Lorsqu’on travaille dans un département, on voit les choses un peu différemment de ce qui paraît dans la presse ou de ce qui est discuté sur la place publique. On voit surtout d’autres choses… Je me contenterai de quelques exemples :
- Il y a quelques temps, le département de la formation a décidé d’imposer un nouveau logiciel « qui fait tout » pour la gestion des écoles. Les cadres de Mme Lyon ont décidé de commencer son introduction par les écoles les plus compliquées (à cause de la diversité des offres), soit les écoles professionnelles. Ce fût une véritable Berezina. Les 8 millions prévus se sont très vite vus suivis par d’autres millions pour colmater des brèches et sauver des têtes. On a usé un certain nombre de doyens et de secrétaires pour s’escrimer avec un programme qui aurait paru juste à jour dans les années 80. Il semble d’ailleurs en train de mourir discrètement dans un coin pendant que des secrétaires doivent maintenant resaisir des notes que les enseignants avaient au préalable saisis dans un fichier Excel. Un vrai merdier !
- Les responsables cantonaux de l’enseignement professionnel ont aussi imaginé en toute hâte une série de nouvelles règles pour venir compliquer des dispositifs qui étaient déjà compliqués. Ainsi, le TIP (travail interdisciplinaire) des maturités professionnelles doit désormais nécessairement recevoir des notes qui seront inscrites dans deux branches enseignées. Ignorant complètement le fait que ce travail sollicite très naturellement plus certains enseignements (le français, les sciences humaines, les sciences naturelles) que d’autres (l’allemand, l’anglais, les mathématiques), le nouveau dispositif conduit à des bricolages complètement absurdes. Des élèves recevront ainsi une note d’anglais pour un travail traitant d’histoire (et n’ayant bien sûr rien à voir avec l’anglais !) parce qu’il aura été évalué par un enseignant d’anglais, plus disponible que l’enseignant d’histoire déjà trop chargé. Ce n’est un exemple : ces directives cumulent les absurdités…

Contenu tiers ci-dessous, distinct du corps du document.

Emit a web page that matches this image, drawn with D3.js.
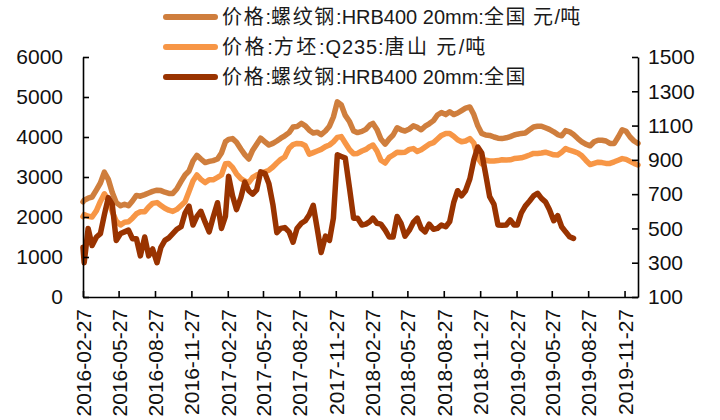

- Tous les apprentis reçoivent un enseignement dit de « Culture générale ». Les programmes de base, définis lors d’une réforme en 1996, contiennent généralement beaucoup de thèmes en rapport avec l’instruction civique et le droit (mais aussi du français, un peu d’économie et d’histoire). Mais les connaissances juridiques en sont l’élément central, pour préparer les jeunes apprentis aux difficultés de leur vie d’adulte. Mais Mme Lyon a décidé que les titulaires de diplômes en droit et en sciences politiques ne seraient plus sélectionnés pour enseigner cette branche. Peut-être dans le but de favoriser l’embauche de gens issus des facultés de lettres rencontrant des difficultés sur le marché du travail… C’est sympathique, mais c’est ainsi que de jeunes enseignants s’arrachent les cheveux pour enseigner des matières pour lesquels ils ne sont pas du tout préparés. L’idéal, dans une branche composée généralement d’une équipe assez nombreuse serait d’avoir à disposition des gens issus de branches diverses – droit, lettres, économie, sciences politiques – qui collaborent pour proposer un programme riche. Loin du terrain, cela a été purement et simplement ignoré.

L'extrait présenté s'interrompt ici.